While supporters say the health care overhaul will ultimately cut the national deficit, the claim has come under intense fire from lawmakers and commentators who say such numbers are drastically inaccurate, and mask the danger of a bill some analysts say will increase government spending by $2.3 trillion.
In Brownstein’s November piece, Gruber hailed the cost-saving measures in the Senate health care bill, saying that Democrats “really make the best effort anyone has ever made.” “Everything is in here. … I can’t think of anything I’d do that they are not doing in the bill. You couldn’t have done better than they are doing,” he said. Gruber was referred to in the piece as “a leading health economist at the Massachusetts Institute of Technology who is consulted by politicians in both parties.”
In his December Washington Post op-ed, Gruber defended the highly controversial “Cadillac tax” exised on high-cost health plans, claiming it “doesn’t walk like a tax or talk like a tax – because it is not a tax.

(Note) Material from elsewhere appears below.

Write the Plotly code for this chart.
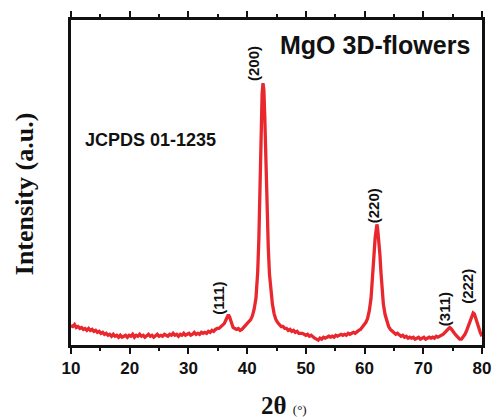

It is an innovative way of financing the health reform we so desperately need.” Critics say the Cadillac tax, which Democrats hope will help foot the cost of the bill, would place too heavy a burden on middle class workers in its current Senate bill form.
Smith also reports that, when Washington Post op-ed editor Autumn Brewington asked Gruber as part of routine disclosure protocol whether he “received any funding, for research or otherwise, from organizations or persons identified in the column,” Gruber answered “no.”
Brewington nonetheless defended the column, saying that “the subject of the op-ed was not related to Gruber’s work for the administration, and we accepted the column based on the body of his work and knowledge in this field.”
Jonathan Cohn of the New Republic defended Gruber’s integrity, and said he was aware of the relationship, but noted that “other journalists writing on health care were not aware that Gruber was doing projections for the administration.” “Obviously this was not as widely known as I thought,” he wrote.
Liberal blogger Marcy Wheeler said the question of whether Gruber actually believed what he preached “wasn’t the point,” and questioned why Gruber only disclosed the contract to the NEJM – the one publication that might have otherwise negatively impacted his professional reputation.
“So, nine months after he first gets a contract with HHS, he starts disclosing the relationship, and only to the organization that [could have] totally discredit[ed] him professionally, not to those that will more directly affect the health care debate?” Wheeler wrote.